**Problem requirements:**
Return the material word for word. Do not include pictures.

==================================================

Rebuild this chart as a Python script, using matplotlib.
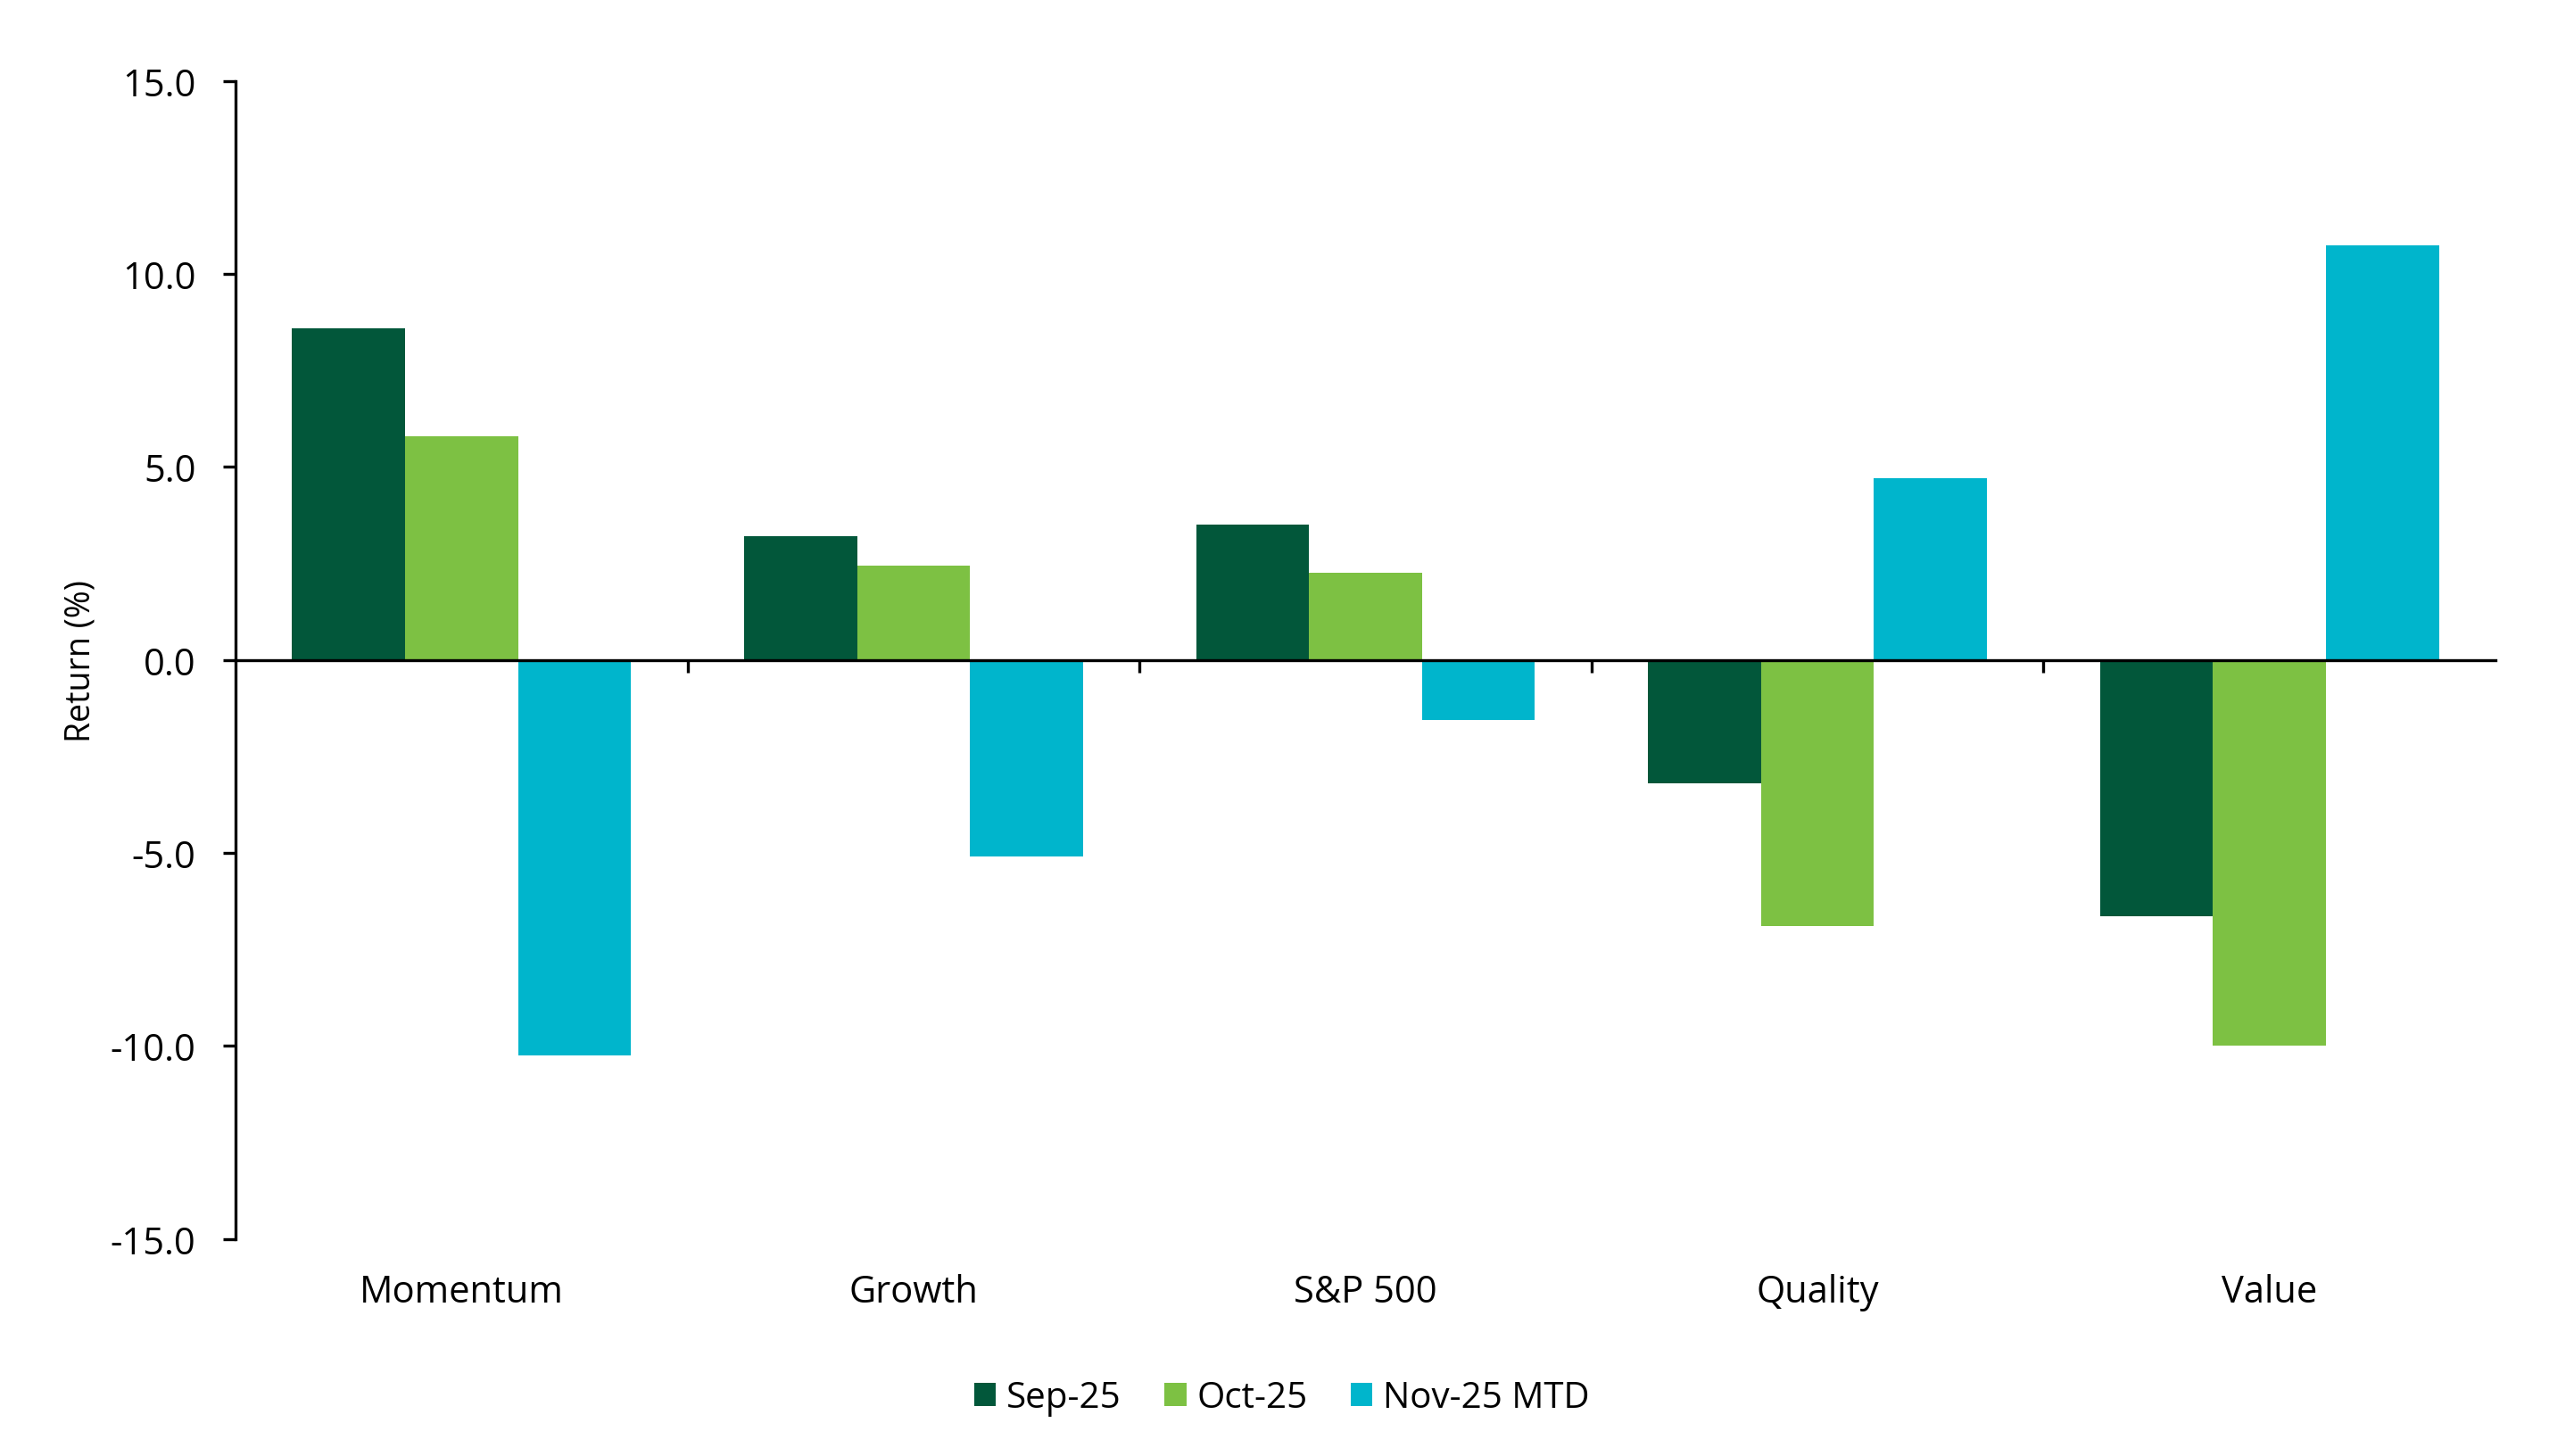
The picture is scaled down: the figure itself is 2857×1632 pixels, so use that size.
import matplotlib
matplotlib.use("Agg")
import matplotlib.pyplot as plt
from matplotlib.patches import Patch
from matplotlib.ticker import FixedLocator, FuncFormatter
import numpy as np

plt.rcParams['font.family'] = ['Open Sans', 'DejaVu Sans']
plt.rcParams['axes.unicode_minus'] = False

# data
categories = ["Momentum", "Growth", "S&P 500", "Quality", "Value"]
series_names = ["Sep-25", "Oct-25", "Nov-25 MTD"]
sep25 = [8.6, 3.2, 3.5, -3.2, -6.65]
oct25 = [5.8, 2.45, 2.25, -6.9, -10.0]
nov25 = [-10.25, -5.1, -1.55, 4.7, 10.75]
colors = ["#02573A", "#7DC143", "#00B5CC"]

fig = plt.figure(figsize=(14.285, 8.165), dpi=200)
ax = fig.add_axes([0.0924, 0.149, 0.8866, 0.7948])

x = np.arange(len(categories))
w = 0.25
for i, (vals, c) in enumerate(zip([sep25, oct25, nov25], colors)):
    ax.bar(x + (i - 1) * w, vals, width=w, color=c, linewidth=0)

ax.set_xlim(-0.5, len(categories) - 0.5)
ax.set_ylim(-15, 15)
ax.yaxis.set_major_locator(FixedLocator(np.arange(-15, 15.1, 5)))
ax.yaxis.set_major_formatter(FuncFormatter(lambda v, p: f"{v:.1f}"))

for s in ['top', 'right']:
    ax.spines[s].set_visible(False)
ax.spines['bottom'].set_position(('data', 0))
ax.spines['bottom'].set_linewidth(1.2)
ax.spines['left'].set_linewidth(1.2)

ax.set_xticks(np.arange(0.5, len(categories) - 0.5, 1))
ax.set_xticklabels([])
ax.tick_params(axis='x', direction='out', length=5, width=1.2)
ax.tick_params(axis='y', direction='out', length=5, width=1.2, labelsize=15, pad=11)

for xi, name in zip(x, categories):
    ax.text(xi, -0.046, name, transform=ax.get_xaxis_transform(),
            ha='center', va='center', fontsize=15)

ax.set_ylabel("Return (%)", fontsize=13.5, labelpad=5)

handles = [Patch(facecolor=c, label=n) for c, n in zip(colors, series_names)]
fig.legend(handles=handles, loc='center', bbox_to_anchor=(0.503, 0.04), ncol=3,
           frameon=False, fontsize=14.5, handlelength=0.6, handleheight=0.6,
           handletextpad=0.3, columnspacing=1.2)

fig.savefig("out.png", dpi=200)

==================================================

**Output below:**
Rebuild this chart as a Python script, using matplotlib.
The picture is scaled down: the figure itself is 2857×1632 pixels, so use that size.
import matplotlib
matplotlib.use("Agg")
import matplotlib.pyplot as plt
from matplotlib.patches import Patch
from matplotlib.ticker import FixedLocator, FuncFormatter
import numpy as np

plt.rcParams['font.family'] = ['Open Sans', 'DejaVu Sans']
plt.rcParams['axes.unicode_minus'] = False

# data
categories = ["Momentum", "Growth", "S&P 500", "Quality", "Value"]
series_names = ["Sep-25", "Oct-25", "Nov-25 MTD"]
sep25 = [8.6, 3.2, 3.5, -3.2, -6.65]
oct25 = [5.8, 2.45, 2.25, -6.9, -10.0]
nov25 = [-10.25, -5.1, -1.55, 4.7, 10.75]
colors = ["#02573A", "#7DC143", "#00B5CC"]

fig = plt.figure(figsize=(14.285, 8.165), dpi=200)
ax = fig.add_axes([0.0924, 0.149, 0.8866, 0.7948])

x = np.arange(len(categories))
w = 0.25
for i, (vals, c) in enumerate(zip([sep25, oct25, nov25], colors)):
    ax.bar(x + (i - 1) * w, vals, width=w, color=c, linewidth=0)

ax.set_xlim(-0.5, len(categories) - 0.5)
ax.set_ylim(-15, 15)
ax.yaxis.set_major_locator(FixedLocator(np.arange(-15, 15.1, 5)))
ax.yaxis.set_major_formatter(FuncFormatter(lambda v, p: f"{v:.1f}"))

for s in ['top', 'right']:
    ax.spines[s].set_visible(False)
ax.spines['bottom'].set_position(('data', 0))
ax.spines['bottom'].set_linewidth(1.2)
ax.spines['left'].set_linewidth(1.2)

ax.set_xticks(np.arange(0.5, len(categories) - 0.5, 1))
ax.set_xticklabels([])
ax.tick_params(axis='x', direction='out', length=5, width=1.2)
ax.tick_params(axis='y', direction='out', length=5, width=1.2, labelsize=15, pad=11)

for xi, name in zip(x, categories):
    ax.text(xi, -0.046, name, transform=ax.get_xaxis_transform(),
            ha='center', va='center', fontsize=15)

ax.set_ylabel("Return (%)", fontsize=13.5, labelpad=5)

handles = [Patch(facecolor=c, label=n) for c, n in zip(colors, series_names)]
fig.legend(handles=handles, loc='center', bbox_to_anchor=(0.503, 0.04), ncol=3,
           frameon=False, fontsize=14.5, handlelength=0.6, handleheight=0.6,
           handletextpad=0.3, columnspacing=1.2)

fig.savefig("out.png", dpi=200)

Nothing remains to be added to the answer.